Why is $(T-\lambda I)^{p-1}(x)$ an eigenvector? 
Definition. Let $T$ be a linear operator on a vector space $V$, and let $\lambda$ be a scalar. A nonzero vector $x$ in $V$ is called a generalized eigenvector of $T$ corresponding to $\lambda$ if $(T-\lambda I)^p(x)=0$ for some positive integer $p$.
Notice that if $x$ is a generalized eigenvector of $T$ corresponding to $\lambda$, and $p$ is the smallest positive integer for which $(T-\lambda  I)^p(x)=0$, then $(T-\lambda I)^{p-1}(x)$ is an eigenvector of T corresponding to $\lambda$. Therefore $\lambda$ is an eigenvalue of $T$.

Are we saying that the smallest positive integer $p$ is $1$, and so $p-1=0$, and then $(T-\lambda  I)^{p-1}(x)=(T-\lambda I)^0(x)=x \neq 0$?
 A: We're saying that if $x$ is a generalized eigenvector of $T$ corresponding to $\lambda$ then for some $n$ we have $(T-\lambda I)^n(x) =0$. 
Note that this $n$ is not unique, because $(T-\lambda I)^{n+1}(x) =0$ too.
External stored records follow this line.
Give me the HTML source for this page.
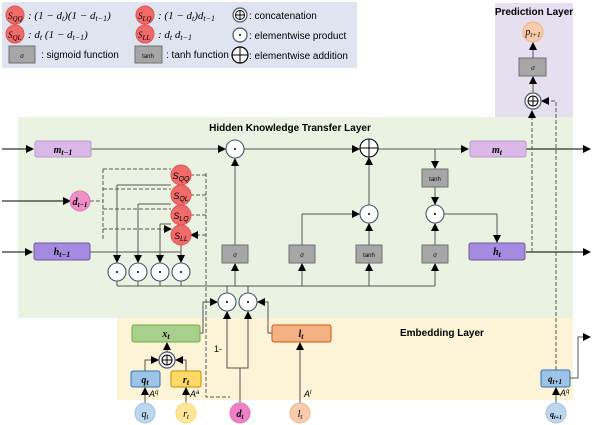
<!DOCTYPE html>
<html><head><meta charset="utf-8"><style>
html,body{margin:0;padding:0;background:#fff}
svg{display:block}
text{font-family:"Liberation Sans",sans-serif}
.m{font-family:"Liberation Serif",serif;font-style:italic;font-weight:bold}
.n{font-family:"Liberation Serif",serif;font-style:italic;font-weight:normal}
</style></head><body>
<svg width="602" height="425" viewBox="0 0 602 425" xmlns="http://www.w3.org/2000/svg">
<defs>
<marker id="a" markerWidth="8" markerHeight="8" refX="7" refY="4" orient="auto" markerUnits="userSpaceOnUse"><path d="M0,0L8,4L0,8z" fill="#000"/></marker>
</defs>
<rect x="2" y="2" width="355" height="66" fill="#dfe4f1"/>
<rect x="495" y="3" width="78" height="114" fill="#e6dff0"/>
<rect x="18" y="117" width="555" height="201" fill="#eaf3e2"/>
<rect x="117" y="318" width="456" height="82" fill="#fdf3d6"/>

<!-- legend -->
<g font-size="11">
<circle cx="15" cy="15" r="9" fill="#f26b6b" stroke="#e05050"/><text x="8" y="19" class="n" font-size="9">S<tspan font-size="7" dy="2">QQ</tspan></text>
<text x="28" y="19" class="n">: (1 − d<tspan font-size="8" dy="2">t</tspan><tspan dy="-2">)(1 − d</tspan><tspan font-size="8" dy="2">t−1</tspan><tspan dy="-2">)</tspan></text>
<circle cx="15" cy="34" r="9" fill="#f26b6b" stroke="#e05050"/><text x="8" y="38" class="n" font-size="9">S<tspan font-size="7" dy="2">QL</tspan></text>
<text x="28" y="38" class="n">: d<tspan font-size="8" dy="2">t</tspan><tspan dy="-2"> (1 − d</tspan><tspan font-size="8" dy="2">t−1</tspan><tspan dy="-2">)</tspan></text>
<rect x="9" y="46" width="26" height="17" fill="#a6a6a6" stroke="#707070"/><text x="22" y="58" font-size="6" text-anchor="middle" font-style="italic">σ</text>
<text x="41" y="58" font-size="10">: sigmoid function</text>
<circle cx="145" cy="15" r="9" fill="#f26b6b" stroke="#e05050"/><text x="138" y="19" class="n" font-size="9">S<tspan font-size="7" dy="2">LQ</tspan></text>
<text x="158" y="19" class="n">: (1 − d<tspan font-size="8" dy="2">t</tspan><tspan dy="-2">)d</tspan><tspan font-size="8" dy="2">t−1</tspan></text>
<circle cx="145" cy="34" r="9" fill="#f26b6b" stroke="#e05050"/><text x="138" y="38" class="n" font-size="9">S<tspan font-size="7" dy="2">LL</tspan></text>
<text x="158" y="38" class="n">: d<tspan font-size="8" dy="2">t</tspan><tspan dy="-2"> d</tspan><tspan font-size="8" dy="2">t−1</tspan></text>
<rect x="135" y="46" width="27" height="17" fill="#a6a6a6" stroke="#707070"/><text x="148" y="58" font-size="6" text-anchor="middle">tanh</text>
<text x="166" y="58" font-size="10">: tanh function</text>
<circle cx="240" cy="15" r="7" fill="#fff" stroke="#44546a" stroke-width="1.2"/><circle cx="240" cy="15" r="4.5" fill="none" stroke="#000"/><path d="M235.5,15h9M240,10.5v9" stroke="#000"/>
<text x="249" y="19" font-size="10">: concatenation</text>
<circle cx="240" cy="35" r="7" fill="#fff" stroke="#44546a" stroke-width="1.2"/><circle cx="240" cy="35" r="1" fill="#000"/>
<text x="249" y="39" font-size="10">: elementwise product</text>
<circle cx="240" cy="55" r="8" fill="#fff" stroke="#000" stroke-width="1.2"/><path d="M232,55h16M240,47v16" stroke="#000"/>
<text x="249" y="59" font-size="10">: elementwise addition</text>
</g>

<text x="290" y="131" font-size="10" font-weight="bold" text-anchor="middle">Hidden Knowledge Transfer Layer</text>
<text x="534" y="15" font-size="10" font-weight="bold" text-anchor="middle">Prediction Layer</text>
<text x="400" y="336" font-size="10" font-weight="bold">Embedding Layer</text>

<g stroke="#555" stroke-width="1" fill="none">
<line x1="2" y1="149" x2="33" y2="149" stroke="#000" marker-end="url(#a)"/>
<line x1="91" y1="149" x2="225" y2="149" marker-end="url(#a)"/>
<line x1="244" y1="149" x2="359" y2="149" marker-end="url(#a)"/>
<line x1="378" y1="149" x2="468" y2="149" marker-end="url(#a)"/>
<line x1="526" y1="149" x2="590" y2="149" stroke="#000" marker-end="url(#a)"/>
<line x1="435" y1="149" x2="435" y2="168" marker-end="url(#a)"/>
<line x1="435" y1="187" x2="435" y2="204" marker-end="url(#a)"/>
<line x1="444" y1="214" x2="497" y2="214"/><line x1="497" y1="214" x2="497" y2="242" marker-end="url(#a)"/>
<line x1="435" y1="245" x2="435" y2="224" marker-end="url(#a)"/>
<line x1="369" y1="245" x2="369" y2="224" marker-end="url(#a)"/>
<line x1="369" y1="205" x2="369" y2="158" marker-end="url(#a)"/>
<line x1="302" y1="245" x2="302" y2="214"/><line x1="302" y1="214" x2="359" y2="214" marker-end="url(#a)"/>
<line x1="235" y1="245" x2="235" y2="159" marker-end="url(#a)"/>
<line x1="117" y1="286" x2="435" y2="286"/>
<line x1="235" y1="286" x2="235" y2="264" marker-end="url(#a)"/>
<line x1="302" y1="286" x2="302" y2="264" marker-end="url(#a)"/>
<line x1="369" y1="286" x2="369" y2="264" marker-end="url(#a)"/>
<line x1="435" y1="286" x2="435" y2="264" marker-end="url(#a)"/>
<line x1="117" y1="281" x2="117" y2="286"/><line x1="138" y1="281" x2="138" y2="286"/><line x1="160" y1="281" x2="160" y2="286"/><line x1="181" y1="281" x2="181" y2="286"/>
<line x1="227" y1="286" x2="227" y2="293"/><line x1="248" y1="286" x2="248" y2="293"/>
<line x1="2" y1="252" x2="32" y2="252" stroke="#000" marker-end="url(#a)"/>
<line x1="90" y1="252" x2="181" y2="252"/>
<line x1="117" y1="185" x2="117" y2="262" marker-end="url(#a)"/>
<line x1="138" y1="204" x2="138" y2="262" marker-end="url(#a)"/>
<line x1="160" y1="224" x2="160" y2="262" marker-end="url(#a)"/>
<line x1="181" y1="244" x2="181" y2="262" marker-end="url(#a)"/>
<line x1="117" y1="185" x2="171" y2="185"/>
<line x1="138" y1="204" x2="171" y2="204"/>
<line x1="160" y1="224" x2="171" y2="224"/>
<line x1="526" y1="252" x2="590" y2="252" stroke="#000" marker-end="url(#a)"/>
<line x1="2" y1="201" x2="70" y2="201" stroke="#000" marker-end="url(#a)"/>
</g>
<g stroke="#555" stroke-dasharray="4,2" fill="none">
<path d="M90,201H103M103,169V240"/>
<path d="M103,169H171M103,189H171M103,209H171M103,229H171" marker-end="url(#a)"/>
<path d="M206,173V397H230"/>
<path d="M206,175H191M206,195H191M206,215H191M206,235H191" marker-end="url(#a)"/>
<path d="M532,252V111" marker-end="url(#a)"/>
<path d="M556,370V101H542" marker-end="url(#a)"/>
</g>
<g stroke="#555" fill="none">
<path d="M200,333H203V302H217" marker-end="url(#a)"/>
<path d="M272,333H268V302H258" marker-end="url(#a)"/>
<path d="M240,403V368H227V312" marker-end="url(#a)"/>
<path d="M240,368H248V312" marker-end="url(#a)"/>
<path d="M300,403V343" marker-end="url(#a)"/>
<path d="M145,403V388" marker-end="url(#a)"/><path d="M186,403V388" marker-end="url(#a)"/>
<path d="M145,371V360H158" marker-end="url(#a)"/><path d="M186,371V360H176" marker-end="url(#a)"/>
<path d="M167,353V343" marker-end="url(#a)"/>
<path d="M556,403V388" marker-end="url(#a)"/>
<path d="M570,378H578V337H590" marker-end="url(#a)"/>
<path d="M533,92V77" marker-end="url(#a)"/>
<path d="M533,58V43" marker-end="url(#a)"/>
</g>

<rect x="35" y="141" width="56" height="16" rx="2" fill="#dcb8e8" stroke="#b79bc8"/>
<text x="63" y="153" class="m" font-size="10" text-anchor="middle">m<tspan font-size="8" dy="2">t−1</tspan></text>
<rect x="470" y="141" width="56" height="16" rx="2" fill="#dcb8e8" stroke="#b79bc8"/>
<text x="497" y="153" class="m" font-size="10" text-anchor="middle">m<tspan font-size="8" dy="2">t</tspan></text>
<rect x="34" y="243" width="56" height="17" rx="2" fill="#a58be0" stroke="#6d5a9e"/>
<text x="62" y="255" class="m" font-size="10" text-anchor="middle">h<tspan font-size="8" dy="2">t−1</tspan></text>
<rect x="469" y="243" width="56" height="17" rx="2" fill="#a58be0" stroke="#6d5a9e"/>
<text x="497" y="255" class="m" font-size="10" text-anchor="middle">h<tspan font-size="8" dy="2">t</tspan></text>
<g fill="#a6a6a6" stroke="#707070">
<rect x="222" y="245" width="26" height="18"/><rect x="289" y="245" width="26" height="18"/>
<rect x="356" y="245" width="26" height="18"/><rect x="422" y="245" width="26" height="18"/>
<rect x="422" y="169" width="26" height="18"/><rect x="519" y="58" width="27" height="18"/>
</g>
<g font-size="6" text-anchor="middle">
<text x="235" y="257" font-style="italic">σ</text><text x="302" y="257" font-style="italic">σ</text>
<text x="369" y="257">tanh</text><text x="435" y="257" font-style="italic">σ</text>
<text x="435" y="181">tanh</text><text x="533" y="70" font-style="italic">σ</text>
</g>
<g fill="#fff" stroke="#44546a" stroke-width="1.1">
<circle cx="235" cy="149" r="9"/><circle cx="369" cy="214" r="9"/><circle cx="435" cy="214" r="9"/>
<circle cx="117" cy="272" r="9"/><circle cx="138" cy="272" r="9"/><circle cx="160" cy="272" r="9"/><circle cx="181" cy="272" r="9"/>
<circle cx="227" cy="302" r="9"/><circle cx="248" cy="302" r="9"/>
</g>
<g fill="#000">
<circle cx="235" cy="149" r="1"/><circle cx="369" cy="214" r="1"/><circle cx="435" cy="214" r="1"/>
<circle cx="117" cy="272" r="1"/><circle cx="138" cy="272" r="1"/><circle cx="160" cy="272" r="1"/><circle cx="181" cy="272" r="1"/>
<circle cx="227" cy="302" r="1"/><circle cx="248" cy="302" r="1"/>
</g>
<circle cx="369" cy="148" r="9" fill="#fff" stroke="#000" stroke-width="1.1"/><path d="M360,148h18M369,139v18" stroke="#000"/>
<circle cx="167" cy="360" r="8" fill="#fff" stroke="#44546a" stroke-width="1.2"/><circle cx="167" cy="360" r="5" fill="none" stroke="#000"/><path d="M162,360h10M167,355v10" stroke="#000"/>
<circle cx="533" cy="101" r="8" fill="#fff" stroke="#44546a" stroke-width="1.2"/><circle cx="533" cy="101" r="5" fill="none" stroke="#000"/><path d="M528,101h10M533,96v10" stroke="#000"/>
<g fill="#f26b6b" stroke="#e05050">
<circle cx="181" cy="175" r="10"/><circle cx="181" cy="195" r="10"/><circle cx="181" cy="215" r="10"/><circle cx="181" cy="235" r="10"/>
</g>
<g class="n" font-size="9" text-anchor="middle">
<text x="181" y="179">S<tspan font-size="7" dy="2">QQ</tspan></text>
<text x="181" y="199">S<tspan font-size="7" dy="2">QL</tspan></text>
<text x="181" y="219">S<tspan font-size="7" dy="2">LQ</tspan></text>
<text x="181" y="239">S<tspan font-size="7" dy="2">LL</tspan></text>
</g>
<circle cx="80" cy="201" r="10" fill="#ef90c8" stroke="#e070b0"/>
<text x="80" y="205" class="m" font-size="10" text-anchor="middle">d<tspan font-size="7" dy="2">t−1</tspan></text>
<rect x="132" y="325" width="68" height="17" rx="2" fill="#a8d08d" stroke="#70ad47"/>
<text x="166" y="337" class="m" font-size="10" text-anchor="middle">x<tspan font-size="8" dy="2">t</tspan></text>
<rect x="272" y="325" width="59" height="17" rx="2" fill="#f4b183" stroke="#c55a11"/>
<text x="301" y="337" class="m" font-size="10" text-anchor="middle">l<tspan font-size="8" dy="2">t</tspan></text>
<rect x="131" y="371" width="29" height="16" rx="2" fill="#9dc3e6" stroke="#2e75b6"/>
<text x="145" y="383" class="m" font-size="10" text-anchor="middle">q<tspan font-size="8" dy="2">t</tspan></text>
<rect x="171" y="371" width="30" height="16" rx="2" fill="#ffd966" stroke="#bf9000"/>
<text x="186" y="383" class="m" font-size="10" text-anchor="middle">r<tspan font-size="8" dy="2">t</tspan></text>
<rect x="541" y="370" width="29" height="17" rx="2" fill="#9dc3e6" stroke="#2e75b6"/>
<text x="555" y="382" class="m" font-size="9" text-anchor="middle">q<tspan font-size="7" dy="2">t+1</tspan></text>
<g font-family="Liberation Serif" font-style="italic" font-size="9">
<text x="149" y="397">A<tspan font-size="6" dy="-3">q</tspan></text>
<text x="190" y="397">A<tspan font-size="6" dy="-3">a</tspan></text>
<text x="304" y="397">A<tspan font-size="6" dy="-3">l</tspan></text>
<text x="560" y="396">A<tspan font-size="6" dy="-3">q</tspan></text>
</g>
<text x="214" y="352" font-size="9">1-</text>
<circle cx="145" cy="413" r="10" fill="#bdd7ee" stroke="#9dc3e6"/>
<text x="145" y="417" class="n" font-size="10" text-anchor="middle">q<tspan font-size="7" dy="2">t</tspan></text>
<circle cx="186" cy="413" r="10" fill="#ffe699" stroke="#ffd966"/>
<text x="186" y="417" class="n" font-size="10" text-anchor="middle">r<tspan font-size="7" dy="2">t</tspan></text>
<circle cx="240" cy="413" r="10" fill="#ef7fc8" stroke="#e070b0"/>
<text x="240" y="417" class="m" font-size="10" text-anchor="middle">d<tspan font-size="7" dy="2">t</tspan></text>
<circle cx="300" cy="413" r="10" fill="#f8cbad" stroke="#f4b183"/>
<text x="300" y="417" class="n" font-size="10" text-anchor="middle">l<tspan font-size="7" dy="2">t</tspan></text>
<circle cx="556" cy="413" r="10" fill="#bdd7ee" stroke="#9dc3e6"/>
<text x="556" y="417" class="m" font-size="8" text-anchor="middle">q<tspan font-size="6" dy="2">t+1</tspan></text>
<circle cx="533" cy="32" r="10" fill="#f8cbad" stroke="#f4b183"/>
<text x="533" y="35" class="n" font-size="10" text-anchor="middle">p<tspan font-size="7" dy="2">t+1</tspan></text>
</svg>
</body></html>
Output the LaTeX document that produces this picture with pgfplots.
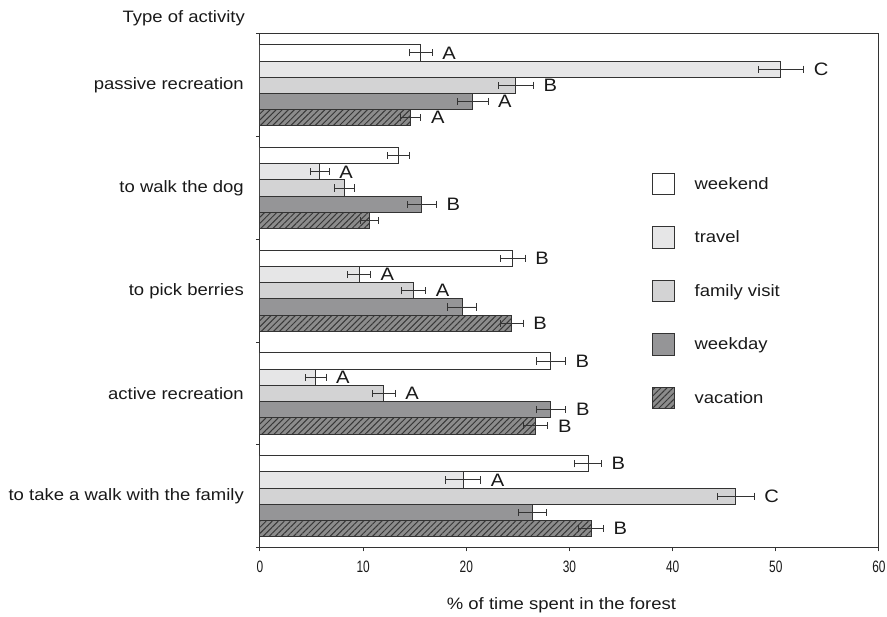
\documentclass[border=0pt]{standalone}
\usepackage{fontspec}
\setmainfont{Liberation Sans}
\newfontfamily\widesans{Liberation Sans}[FakeStretch=1.12]
\newfontfamily\narrowsans{Liberation Sans}[FakeStretch=0.72]
\usepackage{pgfplots}
\usepackage{pgfplotstable}
\pgfplotsset{compat=1.18}
\usetikzlibrary{patterns.meta}

\definecolor{edge}{HTML}{333333}
\definecolor{travelc}{HTML}{E6E6E7}
\definecolor{familyc}{HTML}{D3D3D4}
\definecolor{weekdayc}{HTML}{959597}
\definecolor{vacc}{HTML}{8C8C8C}
\definecolor{hatchc}{HTML}{383838}

% c: category position (4 = top), v: mean share, e: error, l: group letter
\pgfplotstableread{
c v    e    l
4 15.6 1.10 A
3 13.4 1.05 {}
2 24.5 1.20 B
1 28.2 1.40 B
0 31.8 1.30 B
}\weekend
\pgfplotstableread{
c v    e    l
4 50.5 2.20 C
3 5.8  0.90 A
2 9.6  1.10 A
1 5.4  1.00 A
0 19.7 1.70 A
}\travel
\pgfplotstableread{
c v    e    l
4 24.8 1.70 B
3 8.2  1.00 {}
2 14.9 1.15 A
1 12.0 1.10 A
0 46.1 1.80 C
}\family
\pgfplotstableread{
c v    e    l
4 20.6 1.50 A
3 15.7 1.40 B
2 19.6 1.40 {}
1 28.2 1.45 B
0 26.4 1.35 {}
}\weekday
\pgfplotstableread{
c v    e    l
4 14.6 1.00 A
3 10.6 0.90 {}
2 24.4 1.10 B
1 26.7 1.20 B
0 32.1 1.20 B
}\vacation

\newcommand\txt{\widesans\fontsize{16.5}{19}\selectfont}
\newcommand\lettxt{\widesans\fontsize{18}{20}\selectfont}

% bar plus its error bar
\newcommand\barplot[3]{%
  \addplot[xbar, bar shift=#2, draw=edge, line width=1pt, #3,
    error bars/.cd, x dir=both, x explicit, error mark=|,
    error bar style={line width=0.9pt, draw=edge},
    error mark options={line width=0.9pt, draw=edge, mark size=3.6pt}]
    table[x=v, y=c, x error=e] {#1};}
% group letters just past the error bar end
\newcommand\letters[2]{%
  \addplot[xbar, bar shift=#2, draw=none, fill=none, forget plot,
    nodes near coords, point meta=explicit symbolic,
    every node near coord/.append style={anchor=west, inner sep=0pt,
      xshift=10pt, font=\lettxt, text=black!90}]
    table[x expr=\thisrow{v}+\thisrow{e}, y=c, meta=l] {#1};}

\begin{document}
\begin{tikzpicture}
\useasboundingbox (-260pt,-69.5pt) rectangle (627pt,547.5pt);
\begin{axis}[
  name=ax,
  scale only axis,
  width=619pt, height=513.5pt,
  xbar, bar width=0.158,
  xmin=0, xmax=60,
  ymin=-0.5, ymax=4.5,
  xtick={0,10,...,60},
  xtick pos=lower, ytick pos=left,
  tick align=outside,
  major tick length=4pt,
  axis line style={draw=edge, line width=1pt},
  tick style={draw=edge, line width=1pt},
  /pgf/number format/assume math mode=true,
  xticklabel style={font=\narrowsans\fontsize{16.5}{18}\selectfont, text=black!90, anchor=base, inner sep=0pt, yshift=-21pt},
  ytick={0,...,4},
  yticklabels={to take a walk with the family, active recreation, to pick berries, to walk the dog, passive recreation},
  yticklabel style={font=\txt, text=black!90, anchor=east, inner sep=0pt, xshift=-12pt},
  ytick style={draw=none},
  extra y ticks={-0.5,0.5,...,4.5},
  extra y tick labels={},
  extra y tick style={ytick style={draw=edge, line width=1pt}},
  xlabel={\% of time spent in the forest},
  xlabel style={font=\txt, text=black!90, at={(rel axis cs:0.487,0)}, anchor=base, yshift=-62.5pt, inner sep=0pt},
  legend cell align=left,
  legend image code/.code={\draw[#1] (0pt,-10.8pt) rectangle (21.6pt,10.8pt);},
  legend style={draw=none, fill=none, at={(rel axis cs:0.633,0.7305)}, anchor=north west,
    inner sep=0pt, row sep=30.9pt,
    nodes={inner sep=0pt, font=\txt, text=black!90},
    /tikz/every odd column/.append style={column sep=20pt}},
]
\barplot{\weekend}{0.316}{fill=white}
\barplot{\travel}{0.158}{fill=travelc}
\barplot{\family}{0}{fill=familyc}
\barplot{\weekday}{-0.158}{fill=weekdayc}
\barplot{\vacation}{-0.316}{fill=vacc, postaction={pattern={Lines[angle=45,distance=4.3pt,line width=1pt]}, pattern color=hatchc}}
\legend{weekend, travel, family visit, weekday, vacation}
\letters{\weekend}{0.316}
\letters{\travel}{0.158}
\letters{\family}{0}
\letters{\weekday}{-0.158}
\letters{\vacation}{-0.316}
\end{axis}
\node[font=\txt, text=black!90, anchor=base east, inner sep=0pt] at ([xshift=-15pt, yshift=11pt]ax.north west) {Type of activity};
\end{tikzpicture}
\end{document}
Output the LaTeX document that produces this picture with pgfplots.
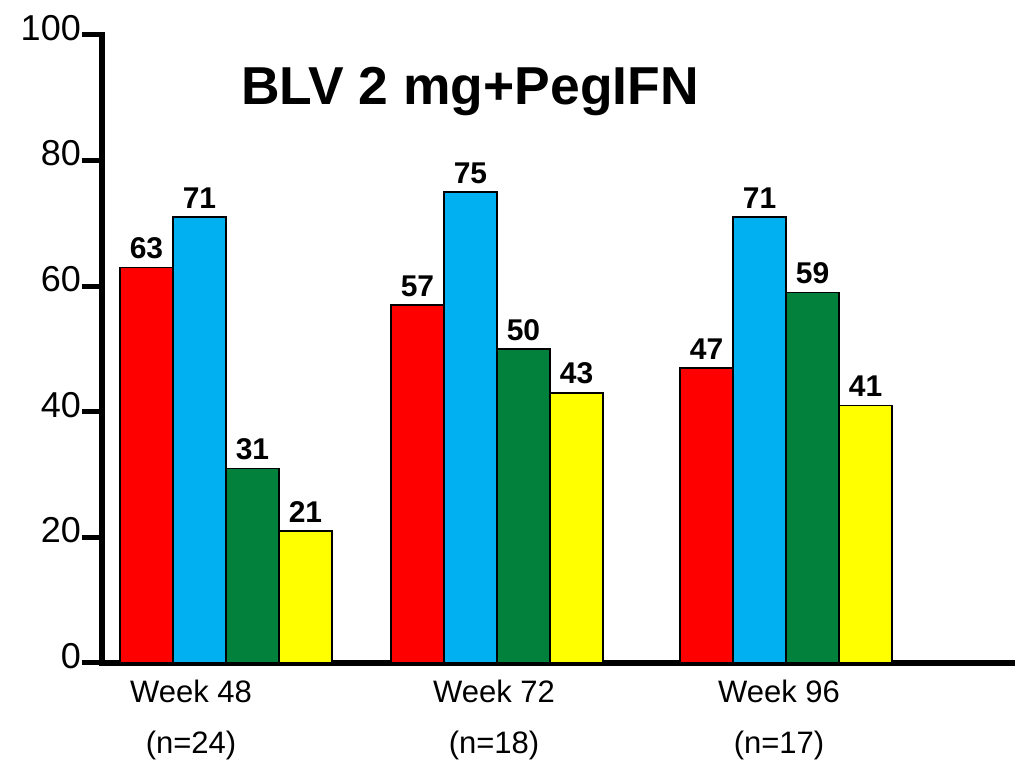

But we can choose $p$ to be the smallest such $n$ (because any non-empty set of natural numbers has a minimum element).
Then if we set $v = (T-\lambda I)^{p-1}(x)$ then $v\neq 0$ by minimality of $p$, and we have $(T-\lambda I)(v) = 0$, so $v$ is an eigenvector of $T$ corresponding to $\lambda$. 
A: You can see this property by expanding the definition of exponentials of linear maps. This is nothing else than repeated composition.
You have $(T-\lambda I)^p(x)=(T-\lambda I)((T-\lambda I)^{p-1}(x))=\mathbf 0$, i.e. per definition $(T-\lambda I)^{p-1}(x)\in\mathrm{ker}(T-\lambda I)$, i.e. $(T-\lambda I)^{p-1}(x)$ is an eigenvector.
Now, this eigenvector really is proper(i.e. not null), as we have chosen $p$ to be the minimal such index s.t. $(T-\lambda I)^p(x)=\mathbf0$, i.e. $(T-\lambda I)^{p-1}(x)\neq \mathbf0$. Note, that if $(T-\lambda I)^p(x)=\mathbf0$, then $(T-\lambda I)^{p+k}(x)=\mathbf0$ for any $k$ in the similar way as above.
A: The quoted part says something about the eigenvectors of $T$ when $p$ is the smallest positive integer such that $(T-\lambda I)^{p-1}(x)$ equals zero. It is not merely saying that statement for the smallest positive integer, which is $p = 1$. However, it is true that if $p=1$, then $(T-\lambda I)^{p-1}(x) \neq 0$ for the reason you have stated (for $p = 1$, $(T-\lambda I)^{p-1}(x) = x \neq 0$ by assumption).

In general, suppose $p$ is the least positive integer such that $(T-\lambda I)^p(x) = 0$. Consider the vector $y = (T-\lambda I)^{p-1}(x)$. We know that $y \neq 0$, since if $y$ were equal to zero, then $p-1$ would be an integer smaller than $p$ with the property that $(T-\lambda I)^{p-1}(x) = 0$, which contradicts that $p$ is the least such positive integer.
Now, we write $$(T-\lambda I)^{p}(x) = [(T-\lambda I) \circ (T-\lambda I)^{p-1}](x) = (T-\lambda I)[(T-\lambda I)^{p-1}(x)] = (T-\lambda)(y).$$ 
Since $(T-\lambda I)^{p}(x)=0$ by assumption, we have that
$$
0 = (T-\lambda I)(y) \implies 0 = Ty - \lambda y \implies Ty = \lambda y.
$$
This shows that $y=(T-\lambda I)^{p-1}(x)$ is an eigenvector of $T$ with eigenvalue $\lambda$ when $p$ is the smallest positive integer such that $(T-\lambda I)^p(x) = 0$.